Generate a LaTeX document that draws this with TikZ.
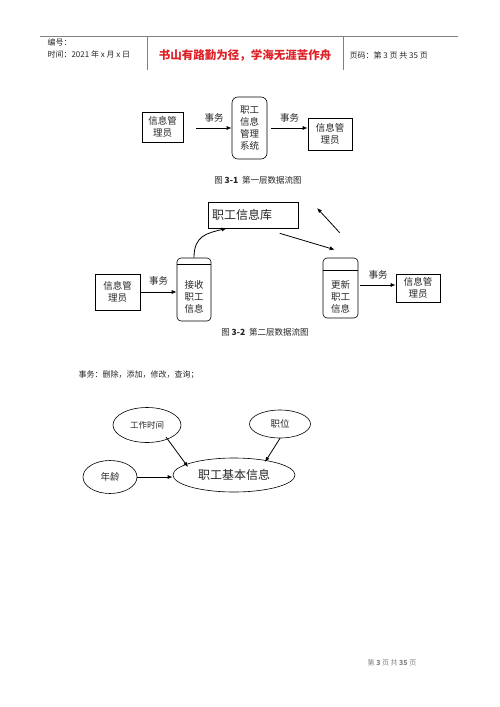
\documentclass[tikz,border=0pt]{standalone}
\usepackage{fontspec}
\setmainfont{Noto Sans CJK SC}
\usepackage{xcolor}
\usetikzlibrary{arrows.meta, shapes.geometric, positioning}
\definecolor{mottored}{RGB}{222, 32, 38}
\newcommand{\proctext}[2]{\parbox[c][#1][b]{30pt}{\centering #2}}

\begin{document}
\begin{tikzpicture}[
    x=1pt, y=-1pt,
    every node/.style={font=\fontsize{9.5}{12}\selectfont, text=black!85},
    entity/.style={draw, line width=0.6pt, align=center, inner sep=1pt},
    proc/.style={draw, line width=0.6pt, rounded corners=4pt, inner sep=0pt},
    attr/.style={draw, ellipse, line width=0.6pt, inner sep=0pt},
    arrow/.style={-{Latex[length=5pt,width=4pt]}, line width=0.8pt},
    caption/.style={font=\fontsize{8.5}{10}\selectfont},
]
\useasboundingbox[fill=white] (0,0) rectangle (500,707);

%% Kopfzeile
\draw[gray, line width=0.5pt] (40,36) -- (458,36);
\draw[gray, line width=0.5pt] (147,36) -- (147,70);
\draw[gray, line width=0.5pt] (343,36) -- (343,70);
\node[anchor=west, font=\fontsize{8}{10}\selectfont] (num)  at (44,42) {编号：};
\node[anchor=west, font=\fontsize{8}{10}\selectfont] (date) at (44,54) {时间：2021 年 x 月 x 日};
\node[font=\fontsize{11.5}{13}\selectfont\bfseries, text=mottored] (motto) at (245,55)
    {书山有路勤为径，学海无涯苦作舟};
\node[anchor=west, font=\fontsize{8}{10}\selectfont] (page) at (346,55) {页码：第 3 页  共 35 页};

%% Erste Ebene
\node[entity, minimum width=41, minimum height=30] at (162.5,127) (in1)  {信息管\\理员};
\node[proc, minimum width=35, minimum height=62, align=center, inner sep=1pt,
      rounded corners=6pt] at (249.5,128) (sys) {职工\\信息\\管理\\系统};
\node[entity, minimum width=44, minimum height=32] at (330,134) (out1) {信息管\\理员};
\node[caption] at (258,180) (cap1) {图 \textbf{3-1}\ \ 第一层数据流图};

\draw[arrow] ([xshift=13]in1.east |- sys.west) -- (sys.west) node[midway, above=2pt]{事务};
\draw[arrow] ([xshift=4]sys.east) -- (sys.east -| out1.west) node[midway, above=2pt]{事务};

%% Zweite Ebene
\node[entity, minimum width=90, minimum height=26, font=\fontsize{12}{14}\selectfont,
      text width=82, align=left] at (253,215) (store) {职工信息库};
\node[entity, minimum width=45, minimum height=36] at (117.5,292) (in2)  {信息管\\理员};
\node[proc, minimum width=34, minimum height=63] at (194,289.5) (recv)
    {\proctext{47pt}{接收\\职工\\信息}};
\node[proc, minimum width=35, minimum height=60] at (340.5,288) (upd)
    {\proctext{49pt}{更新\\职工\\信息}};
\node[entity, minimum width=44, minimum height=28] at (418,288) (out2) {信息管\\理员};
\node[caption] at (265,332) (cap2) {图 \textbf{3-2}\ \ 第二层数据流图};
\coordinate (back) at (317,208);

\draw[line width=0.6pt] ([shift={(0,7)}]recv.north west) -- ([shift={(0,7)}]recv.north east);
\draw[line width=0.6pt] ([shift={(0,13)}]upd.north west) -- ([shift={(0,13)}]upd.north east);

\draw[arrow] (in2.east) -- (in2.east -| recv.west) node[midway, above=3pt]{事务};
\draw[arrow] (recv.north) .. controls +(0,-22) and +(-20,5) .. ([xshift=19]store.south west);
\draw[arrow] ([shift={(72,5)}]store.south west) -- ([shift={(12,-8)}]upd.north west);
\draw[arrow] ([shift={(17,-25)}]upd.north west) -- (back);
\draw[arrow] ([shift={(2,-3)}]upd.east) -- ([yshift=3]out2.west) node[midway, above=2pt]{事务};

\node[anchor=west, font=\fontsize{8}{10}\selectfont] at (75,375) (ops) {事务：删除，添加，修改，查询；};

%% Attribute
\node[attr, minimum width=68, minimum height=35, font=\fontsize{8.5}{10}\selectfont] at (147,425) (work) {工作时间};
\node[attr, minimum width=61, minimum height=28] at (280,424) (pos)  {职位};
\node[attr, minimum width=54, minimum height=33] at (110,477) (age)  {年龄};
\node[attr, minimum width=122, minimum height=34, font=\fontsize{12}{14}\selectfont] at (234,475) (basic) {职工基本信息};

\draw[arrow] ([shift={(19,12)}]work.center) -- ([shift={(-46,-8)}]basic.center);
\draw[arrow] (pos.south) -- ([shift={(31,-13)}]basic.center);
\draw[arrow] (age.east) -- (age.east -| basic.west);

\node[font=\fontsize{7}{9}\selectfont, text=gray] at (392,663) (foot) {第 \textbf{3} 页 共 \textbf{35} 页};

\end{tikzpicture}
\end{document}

→ **REQUIREMENTS**:
The material above holds pictures; copy everything else in it exactly.

→ **OUTPUT FOR THIS TASK**:
Generate a LaTeX document that draws this with TikZ.
\documentclass[tikz,border=0pt]{standalone}
\usepackage{fontspec}
\setmainfont{Noto Sans CJK SC}
\usepackage{xcolor}
\usetikzlibrary{arrows.meta, shapes.geometric, positioning}
\definecolor{mottored}{RGB}{222, 32, 38}
\newcommand{\proctext}[2]{\parbox[c][#1][b]{30pt}{\centering #2}}

\begin{document}
\begin{tikzpicture}[
    x=1pt, y=-1pt,
    every node/.style={font=\fontsize{9.5}{12}\selectfont, text=black!85},
    entity/.style={draw, line width=0.6pt, align=center, inner sep=1pt},
    proc/.style={draw, line width=0.6pt, rounded corners=4pt, inner sep=0pt},
    attr/.style={draw, ellipse, line width=0.6pt, inner sep=0pt},
    arrow/.style={-{Latex[length=5pt,width=4pt]}, line width=0.8pt},
    caption/.style={font=\fontsize{8.5}{10}\selectfont},
]
\useasboundingbox[fill=white] (0,0) rectangle (500,707);

%% Kopfzeile
\draw[gray, line width=0.5pt] (40,36) -- (458,36);
\draw[gray, line width=0.5pt] (147,36) -- (147,70);
\draw[gray, line width=0.5pt] (343,36) -- (343,70);
\node[anchor=west, font=\fontsize{8}{10}\selectfont] (num)  at (44,42) {编号：};
\node[anchor=west, font=\fontsize{8}{10}\selectfont] (date) at (44,54) {时间：2021 年 x 月 x 日};
\node[font=\fontsize{11.5}{13}\selectfont\bfseries, text=mottored] (motto) at (245,55)
    {书山有路勤为径，学海无涯苦作舟};
\node[anchor=west, font=\fontsize{8}{10}\selectfont] (page) at (346,55) {页码：第 3 页  共 35 页};

%% Erste Ebene
\node[entity, minimum width=41, minimum height=30] at (162.5,127) (in1)  {信息管\\理员};
\node[proc, minimum width=35, minimum height=62, align=center, inner sep=1pt,
      rounded corners=6pt] at (249.5,128) (sys) {职工\\信息\\管理\\系统};
\node[entity, minimum width=44, minimum height=32] at (330,134) (out1) {信息管\\理员};
\node[caption] at (258,180) (cap1) {图 \textbf{3-1}\ \ 第一层数据流图};

\draw[arrow] ([xshift=13]in1.east |- sys.west) -- (sys.west) node[midway, above=2pt]{事务};
\draw[arrow] ([xshift=4]sys.east) -- (sys.east -| out1.west) node[midway, above=2pt]{事务};

%% Zweite Ebene
\node[entity, minimum width=90, minimum height=26, font=\fontsize{12}{14}\selectfont,
      text width=82, align=left] at (253,215) (store) {职工信息库};
\node[entity, minimum width=45, minimum height=36] at (117.5,292) (in2)  {信息管\\理员};
\node[proc, minimum width=34, minimum height=63] at (194,289.5) (recv)
    {\proctext{47pt}{接收\\职工\\信息}};
\node[proc, minimum width=35, minimum height=60] at (340.5,288) (upd)
    {\proctext{49pt}{更新\\职工\\信息}};
\node[entity, minimum width=44, minimum height=28] at (418,288) (out2) {信息管\\理员};
\node[caption] at (265,332) (cap2) {图 \textbf{3-2}\ \ 第二层数据流图};
\coordinate (back) at (317,208);

\draw[line width=0.6pt] ([shift={(0,7)}]recv.north west) -- ([shift={(0,7)}]recv.north east);
\draw[line width=0.6pt] ([shift={(0,13)}]upd.north west) -- ([shift={(0,13)}]upd.north east);

\draw[arrow] (in2.east) -- (in2.east -| recv.west) node[midway, above=3pt]{事务};
\draw[arrow] (recv.north) .. controls +(0,-22) and +(-20,5) .. ([xshift=19]store.south west);
\draw[arrow] ([shift={(72,5)}]store.south west) -- ([shift={(12,-8)}]upd.north west);
\draw[arrow] ([shift={(17,-25)}]upd.north west) -- (back);
\draw[arrow] ([shift={(2,-3)}]upd.east) -- ([yshift=3]out2.west) node[midway, above=2pt]{事务};

\node[anchor=west, font=\fontsize{8}{10}\selectfont] at (75,375) (ops) {事务：删除，添加，修改，查询；};

%% Attribute
\node[attr, minimum width=68, minimum height=35, font=\fontsize{8.5}{10}\selectfont] at (147,425) (work) {工作时间};
\node[attr, minimum width=61, minimum height=28] at (280,424) (pos)  {职位};
\node[attr, minimum width=54, minimum height=33] at (110,477) (age)  {年龄};
\node[attr, minimum width=122, minimum height=34, font=\fontsize{12}{14}\selectfont] at (234,475) (basic) {职工基本信息};

\draw[arrow] ([shift={(19,12)}]work.center) -- ([shift={(-46,-8)}]basic.center);
\draw[arrow] (pos.south) -- ([shift={(31,-13)}]basic.center);
\draw[arrow] (age.east) -- (age.east -| basic.west);

\node[font=\fontsize{7}{9}\selectfont, text=gray] at (392,663) (foot) {第 \textbf{3} 页 共 \textbf{35} 页};

\end{tikzpicture}
\end{document}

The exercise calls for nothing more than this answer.